Task to complete:
Give back exactly the lines from the one with "Write the Chart.js code for this chart." through the one with "400000, 500000, 600000];", inclusive, without the images.

Plotting code records:
▼▼▼

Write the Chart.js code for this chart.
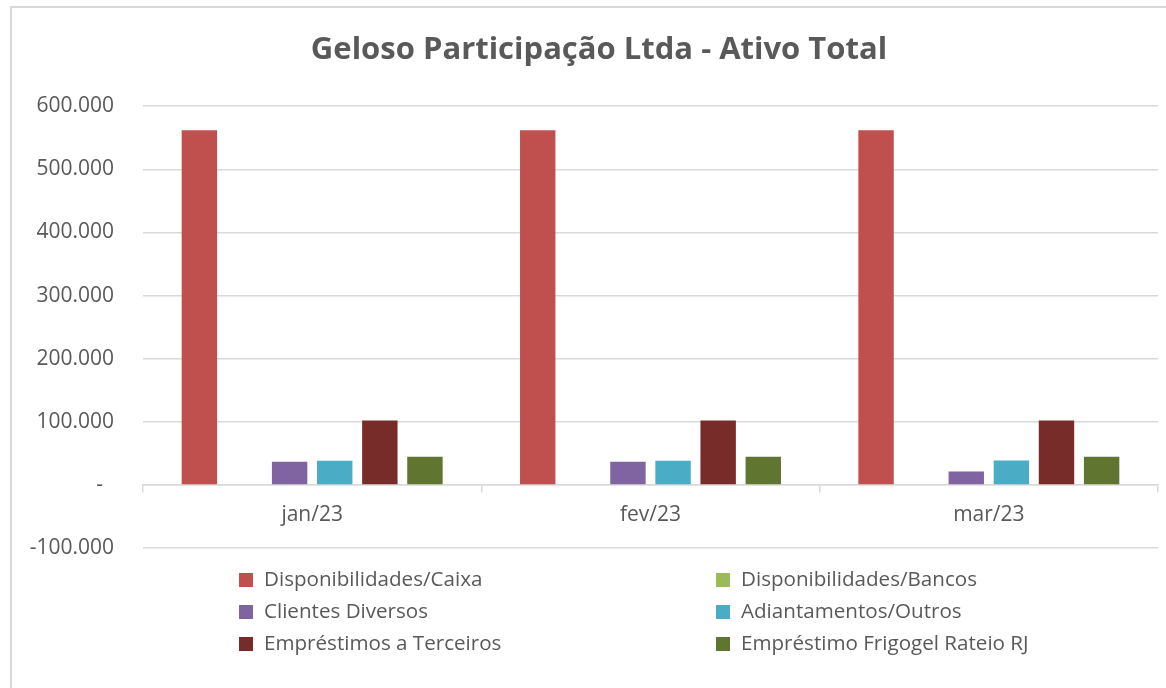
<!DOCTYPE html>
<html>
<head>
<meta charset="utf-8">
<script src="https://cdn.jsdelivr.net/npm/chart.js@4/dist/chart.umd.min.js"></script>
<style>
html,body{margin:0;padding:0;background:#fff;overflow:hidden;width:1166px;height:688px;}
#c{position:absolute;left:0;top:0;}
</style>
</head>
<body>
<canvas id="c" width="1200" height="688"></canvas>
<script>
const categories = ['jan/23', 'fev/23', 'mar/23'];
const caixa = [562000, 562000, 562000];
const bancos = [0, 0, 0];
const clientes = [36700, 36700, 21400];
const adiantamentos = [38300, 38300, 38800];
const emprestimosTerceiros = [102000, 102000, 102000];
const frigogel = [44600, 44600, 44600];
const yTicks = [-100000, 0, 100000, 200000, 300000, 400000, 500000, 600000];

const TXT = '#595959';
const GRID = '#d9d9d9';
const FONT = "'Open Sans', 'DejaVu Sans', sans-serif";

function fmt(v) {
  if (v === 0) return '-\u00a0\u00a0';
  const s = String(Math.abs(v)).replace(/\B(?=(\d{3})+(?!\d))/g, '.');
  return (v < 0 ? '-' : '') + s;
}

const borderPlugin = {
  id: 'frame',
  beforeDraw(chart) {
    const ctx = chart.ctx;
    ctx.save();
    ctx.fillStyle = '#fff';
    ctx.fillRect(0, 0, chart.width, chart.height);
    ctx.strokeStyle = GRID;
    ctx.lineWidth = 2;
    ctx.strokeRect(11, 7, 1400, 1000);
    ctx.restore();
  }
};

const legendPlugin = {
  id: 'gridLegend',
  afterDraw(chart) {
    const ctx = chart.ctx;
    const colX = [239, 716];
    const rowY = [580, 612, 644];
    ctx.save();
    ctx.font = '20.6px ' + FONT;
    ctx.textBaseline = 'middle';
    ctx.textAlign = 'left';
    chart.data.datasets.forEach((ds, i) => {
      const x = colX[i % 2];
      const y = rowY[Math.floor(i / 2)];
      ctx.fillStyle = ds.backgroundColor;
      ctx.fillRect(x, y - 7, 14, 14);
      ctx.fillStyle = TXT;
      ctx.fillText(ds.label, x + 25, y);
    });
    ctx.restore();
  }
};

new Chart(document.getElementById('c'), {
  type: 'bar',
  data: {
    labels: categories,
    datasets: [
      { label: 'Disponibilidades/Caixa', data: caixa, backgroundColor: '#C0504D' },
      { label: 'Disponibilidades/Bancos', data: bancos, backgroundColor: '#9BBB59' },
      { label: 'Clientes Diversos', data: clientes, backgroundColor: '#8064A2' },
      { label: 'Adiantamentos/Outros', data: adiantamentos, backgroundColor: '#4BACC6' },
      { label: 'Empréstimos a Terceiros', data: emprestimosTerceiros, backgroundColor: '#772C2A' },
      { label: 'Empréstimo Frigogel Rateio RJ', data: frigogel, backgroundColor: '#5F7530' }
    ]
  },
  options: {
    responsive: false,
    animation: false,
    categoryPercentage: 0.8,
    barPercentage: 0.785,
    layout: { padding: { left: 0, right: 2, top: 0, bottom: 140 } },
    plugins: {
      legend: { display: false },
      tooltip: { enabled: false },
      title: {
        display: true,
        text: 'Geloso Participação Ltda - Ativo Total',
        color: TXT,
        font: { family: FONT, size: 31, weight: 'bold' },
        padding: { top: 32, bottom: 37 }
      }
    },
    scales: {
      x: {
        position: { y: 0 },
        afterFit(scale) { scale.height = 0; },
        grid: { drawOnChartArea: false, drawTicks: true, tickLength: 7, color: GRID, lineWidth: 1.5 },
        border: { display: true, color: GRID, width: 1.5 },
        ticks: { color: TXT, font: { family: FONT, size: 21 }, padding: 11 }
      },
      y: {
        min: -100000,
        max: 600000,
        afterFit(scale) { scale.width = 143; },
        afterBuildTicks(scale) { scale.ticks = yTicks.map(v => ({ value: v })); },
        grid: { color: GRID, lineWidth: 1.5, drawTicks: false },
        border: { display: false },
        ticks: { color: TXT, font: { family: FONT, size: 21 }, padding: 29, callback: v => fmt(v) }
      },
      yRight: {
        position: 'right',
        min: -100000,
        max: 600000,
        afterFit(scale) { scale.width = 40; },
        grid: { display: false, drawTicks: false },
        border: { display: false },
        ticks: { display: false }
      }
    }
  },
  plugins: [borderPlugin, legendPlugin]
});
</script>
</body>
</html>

▲▲▲
▼▼▼

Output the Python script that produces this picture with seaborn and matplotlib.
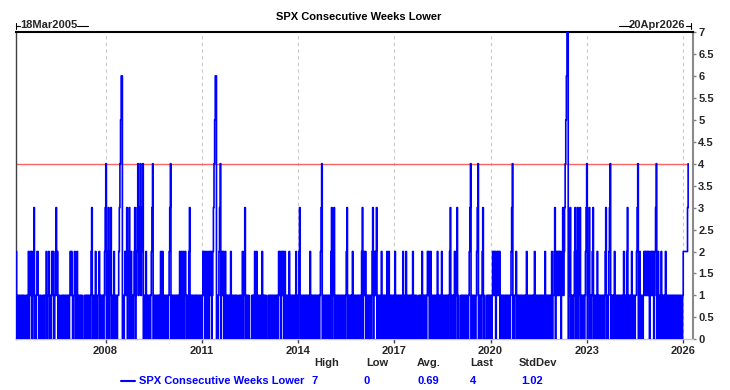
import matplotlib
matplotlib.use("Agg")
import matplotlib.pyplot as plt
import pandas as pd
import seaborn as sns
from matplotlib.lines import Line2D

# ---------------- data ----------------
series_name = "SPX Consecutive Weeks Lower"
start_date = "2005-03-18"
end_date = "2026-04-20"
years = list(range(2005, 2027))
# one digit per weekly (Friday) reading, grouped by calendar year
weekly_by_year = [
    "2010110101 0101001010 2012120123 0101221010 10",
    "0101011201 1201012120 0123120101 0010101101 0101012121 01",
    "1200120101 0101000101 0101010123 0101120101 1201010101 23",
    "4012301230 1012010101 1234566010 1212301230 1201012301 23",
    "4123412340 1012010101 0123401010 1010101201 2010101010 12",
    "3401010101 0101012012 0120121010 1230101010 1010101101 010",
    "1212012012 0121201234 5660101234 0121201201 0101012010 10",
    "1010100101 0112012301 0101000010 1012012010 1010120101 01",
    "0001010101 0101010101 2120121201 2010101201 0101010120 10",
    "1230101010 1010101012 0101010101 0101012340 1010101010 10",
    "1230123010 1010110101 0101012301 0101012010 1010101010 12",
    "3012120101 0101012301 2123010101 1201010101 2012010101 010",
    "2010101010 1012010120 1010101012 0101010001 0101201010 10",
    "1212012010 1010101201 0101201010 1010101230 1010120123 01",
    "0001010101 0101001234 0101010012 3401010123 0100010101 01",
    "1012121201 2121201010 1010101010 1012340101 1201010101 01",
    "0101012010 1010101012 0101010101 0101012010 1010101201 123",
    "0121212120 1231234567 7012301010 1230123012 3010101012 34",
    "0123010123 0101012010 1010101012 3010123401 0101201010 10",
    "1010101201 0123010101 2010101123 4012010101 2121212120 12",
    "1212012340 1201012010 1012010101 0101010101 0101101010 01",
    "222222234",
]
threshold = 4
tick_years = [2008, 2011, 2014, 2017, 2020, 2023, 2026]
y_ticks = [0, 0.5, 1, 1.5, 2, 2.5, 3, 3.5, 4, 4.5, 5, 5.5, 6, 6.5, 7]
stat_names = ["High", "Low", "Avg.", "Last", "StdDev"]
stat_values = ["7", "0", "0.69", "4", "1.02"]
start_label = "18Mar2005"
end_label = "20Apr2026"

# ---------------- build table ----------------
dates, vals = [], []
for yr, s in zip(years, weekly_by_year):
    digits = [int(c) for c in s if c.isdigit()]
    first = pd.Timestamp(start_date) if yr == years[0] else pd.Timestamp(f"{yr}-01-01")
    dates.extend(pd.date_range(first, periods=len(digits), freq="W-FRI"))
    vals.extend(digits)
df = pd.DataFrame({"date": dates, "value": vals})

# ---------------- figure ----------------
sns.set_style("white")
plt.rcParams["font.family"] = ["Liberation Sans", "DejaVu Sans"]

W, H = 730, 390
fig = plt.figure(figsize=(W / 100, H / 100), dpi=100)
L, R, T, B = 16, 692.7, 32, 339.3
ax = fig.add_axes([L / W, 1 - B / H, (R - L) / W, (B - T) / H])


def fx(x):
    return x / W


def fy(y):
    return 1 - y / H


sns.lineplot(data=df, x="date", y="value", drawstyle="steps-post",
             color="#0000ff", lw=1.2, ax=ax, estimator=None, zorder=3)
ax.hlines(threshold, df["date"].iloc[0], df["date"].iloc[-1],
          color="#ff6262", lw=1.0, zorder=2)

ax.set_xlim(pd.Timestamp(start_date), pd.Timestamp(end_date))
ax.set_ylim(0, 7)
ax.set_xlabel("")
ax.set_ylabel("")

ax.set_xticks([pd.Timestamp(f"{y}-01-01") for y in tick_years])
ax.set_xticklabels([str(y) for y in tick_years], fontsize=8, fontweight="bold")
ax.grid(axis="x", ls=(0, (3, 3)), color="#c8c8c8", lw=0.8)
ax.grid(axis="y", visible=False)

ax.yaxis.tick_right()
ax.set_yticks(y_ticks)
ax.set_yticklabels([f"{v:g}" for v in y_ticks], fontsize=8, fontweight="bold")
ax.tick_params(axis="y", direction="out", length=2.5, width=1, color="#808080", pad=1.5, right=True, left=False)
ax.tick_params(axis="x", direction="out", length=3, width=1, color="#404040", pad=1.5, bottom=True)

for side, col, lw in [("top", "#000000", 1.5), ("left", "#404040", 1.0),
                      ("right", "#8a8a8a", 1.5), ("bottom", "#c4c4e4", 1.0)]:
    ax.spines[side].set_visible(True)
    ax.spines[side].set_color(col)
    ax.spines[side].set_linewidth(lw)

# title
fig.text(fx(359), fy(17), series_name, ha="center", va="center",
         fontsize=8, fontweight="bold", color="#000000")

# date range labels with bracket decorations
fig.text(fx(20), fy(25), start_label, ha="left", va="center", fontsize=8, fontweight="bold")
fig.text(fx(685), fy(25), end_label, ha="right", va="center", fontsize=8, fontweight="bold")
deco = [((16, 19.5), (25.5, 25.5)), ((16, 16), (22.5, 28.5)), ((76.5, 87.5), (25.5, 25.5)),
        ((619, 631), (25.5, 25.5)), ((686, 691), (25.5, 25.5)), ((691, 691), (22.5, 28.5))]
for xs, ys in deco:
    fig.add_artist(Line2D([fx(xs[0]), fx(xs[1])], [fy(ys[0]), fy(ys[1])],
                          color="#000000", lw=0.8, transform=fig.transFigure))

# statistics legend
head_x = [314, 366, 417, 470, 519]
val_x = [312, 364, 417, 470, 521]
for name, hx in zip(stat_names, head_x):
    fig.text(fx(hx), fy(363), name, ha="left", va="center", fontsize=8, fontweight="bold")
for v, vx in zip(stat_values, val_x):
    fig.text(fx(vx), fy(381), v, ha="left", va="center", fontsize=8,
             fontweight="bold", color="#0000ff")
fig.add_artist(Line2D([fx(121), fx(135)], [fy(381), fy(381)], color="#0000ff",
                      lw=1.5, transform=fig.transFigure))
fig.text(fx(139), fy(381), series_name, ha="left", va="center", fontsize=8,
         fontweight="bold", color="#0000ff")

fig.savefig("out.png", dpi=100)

▲▲▲
▼▼▼

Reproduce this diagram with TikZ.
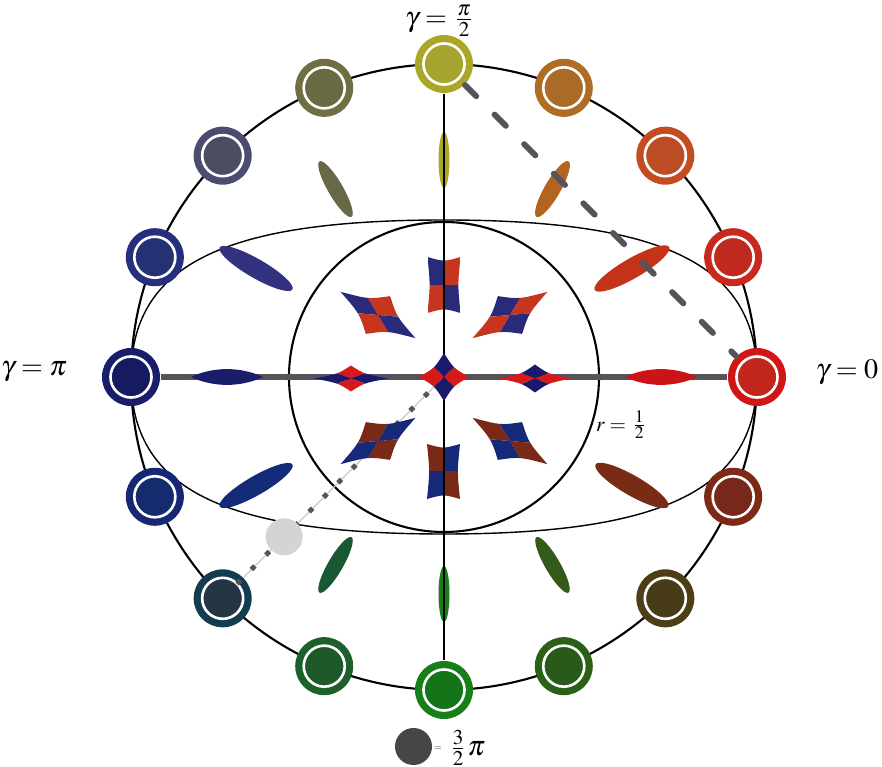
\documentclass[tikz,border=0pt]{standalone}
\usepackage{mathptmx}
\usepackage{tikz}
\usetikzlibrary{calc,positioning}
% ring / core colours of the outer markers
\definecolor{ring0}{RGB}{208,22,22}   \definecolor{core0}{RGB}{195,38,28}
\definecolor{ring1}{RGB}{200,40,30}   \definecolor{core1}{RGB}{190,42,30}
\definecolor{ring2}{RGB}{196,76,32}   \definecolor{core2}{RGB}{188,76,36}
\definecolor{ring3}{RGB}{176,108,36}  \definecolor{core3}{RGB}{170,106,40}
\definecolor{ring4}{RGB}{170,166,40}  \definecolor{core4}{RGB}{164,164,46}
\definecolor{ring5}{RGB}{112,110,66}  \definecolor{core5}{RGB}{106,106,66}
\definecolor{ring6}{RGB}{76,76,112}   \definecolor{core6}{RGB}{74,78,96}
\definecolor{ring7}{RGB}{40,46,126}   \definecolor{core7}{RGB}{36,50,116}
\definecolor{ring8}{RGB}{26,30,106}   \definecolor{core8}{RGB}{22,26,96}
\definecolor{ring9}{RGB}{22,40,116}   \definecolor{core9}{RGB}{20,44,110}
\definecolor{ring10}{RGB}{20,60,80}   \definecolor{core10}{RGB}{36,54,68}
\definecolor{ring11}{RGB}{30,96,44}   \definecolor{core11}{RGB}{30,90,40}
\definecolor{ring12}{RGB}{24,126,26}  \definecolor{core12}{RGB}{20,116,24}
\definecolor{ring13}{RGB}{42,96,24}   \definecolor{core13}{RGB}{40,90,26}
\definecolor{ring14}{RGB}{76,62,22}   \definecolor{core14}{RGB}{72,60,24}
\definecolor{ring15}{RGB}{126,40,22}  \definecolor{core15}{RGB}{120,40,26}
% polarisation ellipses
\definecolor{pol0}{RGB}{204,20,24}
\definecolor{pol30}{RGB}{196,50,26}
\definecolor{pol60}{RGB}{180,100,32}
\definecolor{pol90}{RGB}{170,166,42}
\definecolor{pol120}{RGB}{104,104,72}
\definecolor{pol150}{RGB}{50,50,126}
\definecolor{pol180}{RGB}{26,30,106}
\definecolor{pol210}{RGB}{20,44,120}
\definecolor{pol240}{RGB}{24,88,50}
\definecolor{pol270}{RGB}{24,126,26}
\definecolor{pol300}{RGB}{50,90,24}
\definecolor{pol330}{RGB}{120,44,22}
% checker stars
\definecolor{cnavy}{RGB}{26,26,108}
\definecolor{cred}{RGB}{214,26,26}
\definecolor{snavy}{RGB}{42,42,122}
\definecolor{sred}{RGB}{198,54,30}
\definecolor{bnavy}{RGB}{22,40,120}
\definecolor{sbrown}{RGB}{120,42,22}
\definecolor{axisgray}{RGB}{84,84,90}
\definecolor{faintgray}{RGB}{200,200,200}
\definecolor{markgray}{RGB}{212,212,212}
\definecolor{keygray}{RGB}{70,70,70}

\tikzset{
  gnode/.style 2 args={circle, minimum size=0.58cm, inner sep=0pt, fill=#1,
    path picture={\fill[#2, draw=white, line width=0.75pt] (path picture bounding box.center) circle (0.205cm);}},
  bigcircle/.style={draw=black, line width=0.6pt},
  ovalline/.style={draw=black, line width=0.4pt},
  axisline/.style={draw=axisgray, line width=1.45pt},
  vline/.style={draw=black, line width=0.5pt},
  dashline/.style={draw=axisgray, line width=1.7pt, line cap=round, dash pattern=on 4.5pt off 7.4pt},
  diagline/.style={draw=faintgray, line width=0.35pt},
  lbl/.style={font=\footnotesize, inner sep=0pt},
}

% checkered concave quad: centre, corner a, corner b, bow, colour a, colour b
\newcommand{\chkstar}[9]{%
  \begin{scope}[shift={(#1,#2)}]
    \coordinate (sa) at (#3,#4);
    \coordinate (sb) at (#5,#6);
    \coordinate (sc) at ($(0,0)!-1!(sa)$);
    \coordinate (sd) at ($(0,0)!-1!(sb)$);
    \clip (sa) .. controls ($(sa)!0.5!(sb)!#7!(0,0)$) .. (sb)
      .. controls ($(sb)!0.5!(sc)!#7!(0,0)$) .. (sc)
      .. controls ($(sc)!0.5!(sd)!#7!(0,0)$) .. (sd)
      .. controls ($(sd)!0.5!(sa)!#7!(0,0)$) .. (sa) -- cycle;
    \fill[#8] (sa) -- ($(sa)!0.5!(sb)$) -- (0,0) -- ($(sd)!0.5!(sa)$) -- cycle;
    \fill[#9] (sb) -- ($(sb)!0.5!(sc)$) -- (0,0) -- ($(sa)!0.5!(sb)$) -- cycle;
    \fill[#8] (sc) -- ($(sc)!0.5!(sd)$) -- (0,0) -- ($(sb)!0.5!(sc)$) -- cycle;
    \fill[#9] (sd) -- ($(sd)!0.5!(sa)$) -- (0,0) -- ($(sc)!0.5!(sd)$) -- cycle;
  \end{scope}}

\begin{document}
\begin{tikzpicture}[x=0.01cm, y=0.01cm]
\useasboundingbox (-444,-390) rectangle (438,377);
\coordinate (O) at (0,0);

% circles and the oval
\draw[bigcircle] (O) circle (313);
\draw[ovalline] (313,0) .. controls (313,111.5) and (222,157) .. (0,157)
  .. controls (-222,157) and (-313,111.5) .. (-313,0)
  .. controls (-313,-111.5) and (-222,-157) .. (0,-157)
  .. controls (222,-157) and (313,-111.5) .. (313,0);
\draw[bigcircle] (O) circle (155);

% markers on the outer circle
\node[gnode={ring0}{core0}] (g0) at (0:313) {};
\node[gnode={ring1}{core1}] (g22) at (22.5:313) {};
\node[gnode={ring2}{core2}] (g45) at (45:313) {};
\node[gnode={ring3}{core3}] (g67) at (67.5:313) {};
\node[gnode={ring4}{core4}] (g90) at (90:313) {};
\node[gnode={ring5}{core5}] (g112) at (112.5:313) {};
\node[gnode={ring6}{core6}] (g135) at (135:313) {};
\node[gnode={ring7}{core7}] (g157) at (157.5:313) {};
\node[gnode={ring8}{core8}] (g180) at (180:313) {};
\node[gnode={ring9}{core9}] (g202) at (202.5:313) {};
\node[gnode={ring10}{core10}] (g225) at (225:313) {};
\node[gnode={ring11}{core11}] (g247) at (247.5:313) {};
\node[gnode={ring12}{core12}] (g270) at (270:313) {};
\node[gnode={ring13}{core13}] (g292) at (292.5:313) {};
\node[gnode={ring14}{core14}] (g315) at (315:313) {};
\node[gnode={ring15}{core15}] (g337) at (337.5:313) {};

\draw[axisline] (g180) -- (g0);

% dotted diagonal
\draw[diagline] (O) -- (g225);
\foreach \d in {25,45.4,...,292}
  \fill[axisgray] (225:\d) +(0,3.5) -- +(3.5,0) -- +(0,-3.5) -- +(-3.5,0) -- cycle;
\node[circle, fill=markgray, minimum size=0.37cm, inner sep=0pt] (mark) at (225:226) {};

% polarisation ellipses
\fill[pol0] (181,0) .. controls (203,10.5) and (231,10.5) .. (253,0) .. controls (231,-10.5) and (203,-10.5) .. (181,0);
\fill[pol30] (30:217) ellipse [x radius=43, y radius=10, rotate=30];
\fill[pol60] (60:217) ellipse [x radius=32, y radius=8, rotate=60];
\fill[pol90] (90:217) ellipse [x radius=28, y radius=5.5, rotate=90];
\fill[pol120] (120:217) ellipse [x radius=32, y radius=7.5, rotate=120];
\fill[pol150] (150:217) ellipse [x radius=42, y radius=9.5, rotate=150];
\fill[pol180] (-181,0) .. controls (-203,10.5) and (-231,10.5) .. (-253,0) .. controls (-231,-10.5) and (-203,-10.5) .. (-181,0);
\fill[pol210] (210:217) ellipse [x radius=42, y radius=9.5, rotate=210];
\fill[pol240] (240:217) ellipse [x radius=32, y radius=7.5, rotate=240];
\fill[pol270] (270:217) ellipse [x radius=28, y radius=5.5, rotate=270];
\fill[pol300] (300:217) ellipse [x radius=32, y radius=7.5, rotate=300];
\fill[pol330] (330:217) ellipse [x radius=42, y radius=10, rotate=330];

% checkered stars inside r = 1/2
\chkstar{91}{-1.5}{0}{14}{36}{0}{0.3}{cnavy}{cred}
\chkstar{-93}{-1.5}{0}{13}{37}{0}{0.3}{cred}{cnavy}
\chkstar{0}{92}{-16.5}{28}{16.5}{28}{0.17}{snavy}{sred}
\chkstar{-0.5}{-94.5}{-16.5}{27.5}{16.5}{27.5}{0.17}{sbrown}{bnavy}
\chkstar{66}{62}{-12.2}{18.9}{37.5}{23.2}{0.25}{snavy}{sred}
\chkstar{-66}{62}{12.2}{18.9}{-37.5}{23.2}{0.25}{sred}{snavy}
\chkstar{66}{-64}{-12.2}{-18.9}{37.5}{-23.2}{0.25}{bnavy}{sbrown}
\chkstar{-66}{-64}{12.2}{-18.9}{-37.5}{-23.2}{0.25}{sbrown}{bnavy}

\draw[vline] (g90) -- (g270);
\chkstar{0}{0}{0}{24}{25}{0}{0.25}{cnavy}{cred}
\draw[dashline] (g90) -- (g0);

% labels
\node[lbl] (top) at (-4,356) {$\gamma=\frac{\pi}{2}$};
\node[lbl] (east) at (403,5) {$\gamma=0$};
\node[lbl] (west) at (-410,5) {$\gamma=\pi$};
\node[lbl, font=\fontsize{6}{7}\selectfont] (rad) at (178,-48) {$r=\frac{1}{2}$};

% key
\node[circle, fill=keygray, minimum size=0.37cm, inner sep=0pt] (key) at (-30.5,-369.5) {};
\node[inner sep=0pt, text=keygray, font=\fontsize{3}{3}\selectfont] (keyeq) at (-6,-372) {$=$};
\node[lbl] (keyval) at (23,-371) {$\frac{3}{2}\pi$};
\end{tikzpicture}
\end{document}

▲▲▲

Exercise output:
Write the Chart.js code for this chart.
<!DOCTYPE html>
<html>
<head>
<meta charset="utf-8">
<script src="https://cdn.jsdelivr.net/npm/chart.js@4/dist/chart.umd.min.js"></script>
<style>
html,body{margin:0;padding:0;background:#fff;overflow:hidden;width:1166px;height:688px;}
#c{position:absolute;left:0;top:0;}
</style>
</head>
<body>
<canvas id="c" width="1200" height="688"></canvas>
<script>
const categories = ['jan/23', 'fev/23', 'mar/23'];
const caixa = [562000, 562000, 562000];
const bancos = [0, 0, 0];
const clientes = [36700, 36700, 21400];
const adiantamentos = [38300, 38300, 38800];
const emprestimosTerceiros = [102000, 102000, 102000];
const frigogel = [44600, 44600, 44600];
const yTicks = [-100000, 0, 100000, 200000, 300000, 400000, 500000, 600000];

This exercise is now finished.